Amanda Gutierrez, vice president for automotive restoration at McPherson College, said working with Stanford fits into the broader strategic plan of MC’s automotive restoration program. Educational connections are a central goal of the plan, she said. So when she met and spoke with Reilly Brennan, executive director of Stanford’s Revs program, at several automotive events, they saw potential.

The Revs program began at Stanford to help its students appreciate old cars, car culture and new automotive technology. The Stanford students at Institute come from areas of study ranging from design to engineering to neuroscience, as it applies to the brains of drivers.

“We were both excited about the ways that our programs might work together to expand student learning opportunities,” Gutierrez said. “Our summer automotive restoration Institute classes seemed like a natural first step. We each have expertise in different areas. Seeing how those might come together will provide enriching experiences for everyone.”

Gutierrez said the students have been telling her how much they’ve been enjoying the experience and the open attitude of those they encounter in McPherson.

“The REVS program students, coming from California, were able to experience the McPherson quality of life,” she said.

John Subosits, a PhD student in mechanical engineering, took the class in sheet metal along with Goh and Lene Harbott, a postdoctoral researcher in neuroscience originally from England.

Among the projects Goh and Subosits are working on is an experimental test vehicle that can effectively simulate the experience of driving in poor road conditions and inclement weather better than a computer program. Subosits said that the class would have direct application to their work in areas such as developing their metal welding skills. But the biggest benefit was just a better appreciation for the practical side of engineering and design.

“It’s a little easy to get carried away by theory and forget that what you’re designing actually has to be made,” Subosits said.

David Herman, a sophomore from Boston, Mass., majoring in design at Stanford, was one of the students taking a class in drive train in the second week of Institute. He agreed that a better connection to the practicalities of automotive design were a huge benefit of McPherson College’s Institute program.

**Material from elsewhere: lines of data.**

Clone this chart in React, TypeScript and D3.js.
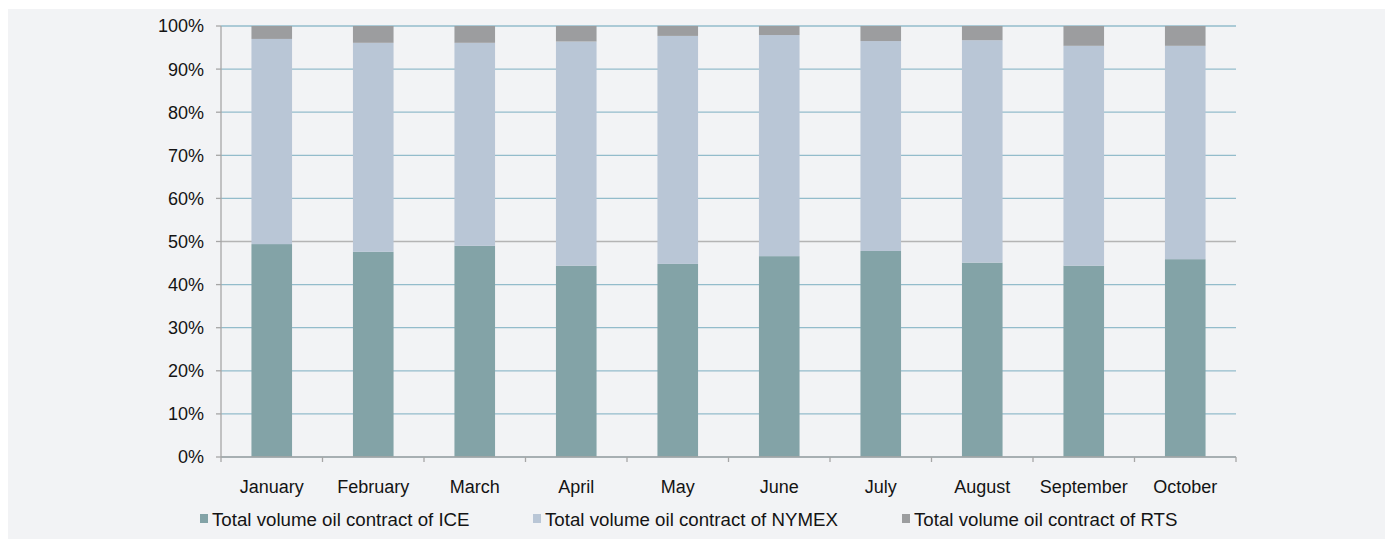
import React from "react";
import * as d3 from "d3";

const categories = ["January", "February", "March", "April", "May", "June", "July", "August", "September", "October"];
const iceValues = [49.4, 47.6, 49.0, 44.4, 44.8, 46.6, 47.8, 45.1, 44.4, 45.9];
const nymexValues = [47.6, 48.5, 47.1, 52.0, 52.9, 51.3, 48.7, 51.6, 51.0, 49.5];
const rtsValues = [3.0, 3.9, 3.9, 3.6, 2.3, 2.1, 3.5, 3.3, 4.6, 4.6];
const yTicks = [0, 10, 20, 30, 40, 50, 60, 70, 80, 90, 100];
const seriesNames = [
  "Total volume oil contract of ICE",
  "Total volume oil contract of NYMEX",
  "Total volume oil contract of RTS",
];
const seriesColors = ["#83a3a7", "#b9c6d6", "#9c9d9f"];

const W = 1389;
const H = 539;
const left = 221;
const right = 1236;
const top = 26;
const bottom = 457;
const FONT = "'Liberation Sans', Arial, sans-serif";

export default function App() {
  const x = d3.scaleBand<string>().domain(categories).range([left, right]).padding(0);
  const y = d3.scaleLinear().domain([0, 100]).range([bottom, top]);
  const barW = x.bandwidth() * 0.4;

  const rows = categories.map((c, i) => ({ c, ice: iceValues[i], nymex: nymexValues[i], rts: rtsValues[i] }));
  const stack = d3.stack<any>().keys(["ice", "nymex", "rts"]);
  const stacked = stack(rows);

  const legendX = [200, 533, 902];

  return (
    <div style={{ position: "absolute", left: 0, top: 0 }}>
      <svg width={W} height={H} style={{ display: "block" }}>
        <rect x={0} y={0} width={W} height={H} fill="#ffffff" />
        <rect x={8} y={9} width={1377} height={530} fill="#f2f3f5" />
        {yTicks.map((t) => (
          <line
            key={"g" + t}
            x1={left}
            x2={right}
            y1={y(t)}
            y2={y(t)}
            stroke={t === 50 ? "#b4b4b4" : "#93bccb"}
            strokeWidth={1.3}
          />
        ))}
        {stacked.map((s, si) =>
          s.map((d, i) => (
            <rect
              key={si + "-" + i}
              x={(x(categories[i]) as number) + (x.bandwidth() - barW) / 2}
              y={y(Math.min(d[1], 100))}
              width={barW}
              height={y(d[0]) - y(Math.min(d[1], 100))}
              fill={seriesColors[si]}
            />
          ))
        )}
        {/* left axis */}
        <line x1={left} x2={left} y1={top} y2={bottom} stroke="#a6a6a6" strokeWidth={1.3} />
        {yTicks.map((t) => (
          <g key={"yt" + t}>
            <line x1={left - 5} x2={left} y1={y(t)} y2={y(t)} stroke="#a6a6a6" strokeWidth={1.3} />
            <text
              x={204}
              y={y(t)}
              dy="0.36em"
              textAnchor="end"
              fontFamily={FONT}
              fontSize={18}
              fill="#141414"
            >
              {t + "%"}
            </text>
          </g>
        ))}
        {/* bottom axis */}
        <line x1={left} x2={right} y1={bottom} y2={bottom} stroke="#a6a6a6" strokeWidth={1.3} />
        {categories.concat(["__end"]).map((c, i) => {
          const xx = i < categories.length ? (x(c) as number) : right;
          return <line key={"xt" + i} x1={xx} x2={xx} y1={bottom} y2={bottom + 5} stroke="#a6a6a6" strokeWidth={1.3} />;
        })}
        {categories.map((c) => (
          <text
            key={"xl" + c}
            x={(x(c) as number) + x.bandwidth() / 2}
            y={493}
            textAnchor="middle"
            fontFamily={FONT}
            fontSize={18}
            fill="#141414"
          >
            {c}
          </text>
        ))}
        {/* legend */}
        {seriesNames.map((n, i) => (
          <g key={"lg" + i}>
            <rect x={legendX[i]} y={514} width={8} height={9} fill={seriesColors[i]} />
            <text x={legendX[i] + 12} y={526} fontFamily={FONT} fontSize={18.7} fill="#141414">
              {n}
            </text>
          </g>
        ))}
      </svg>
    </div>
  );
}
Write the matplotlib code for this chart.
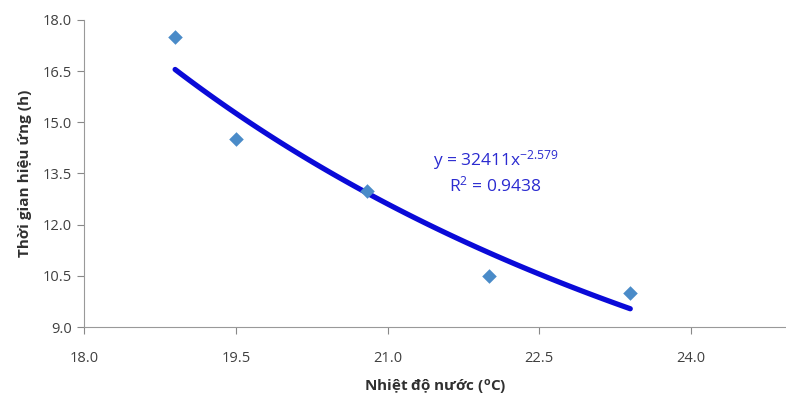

“It’s been really great to reach in and get greasy,” he said.

Harbott, on the other hand, doesn’t have much direct connection between learning how to shape sheet metal and her research on the brain waves of drivers and how they change under certain conditions. She said it was a benefit to have the perspective of what goes into creating a car, but mostly she came to Institute because she loves great cars. It reminds her of going to races with her father in England during her youth.

“This opportunity was presented, and I just could not pass it up,” she said. “Any new thing I can learn that’s car-related, I love it.”

Shannon McClintock, a master’s student in mechanical engineering from San Diego, Calif., said she appreciated learning along with students from a diversity of backgrounds and ages for the help, experience and perspective they offered.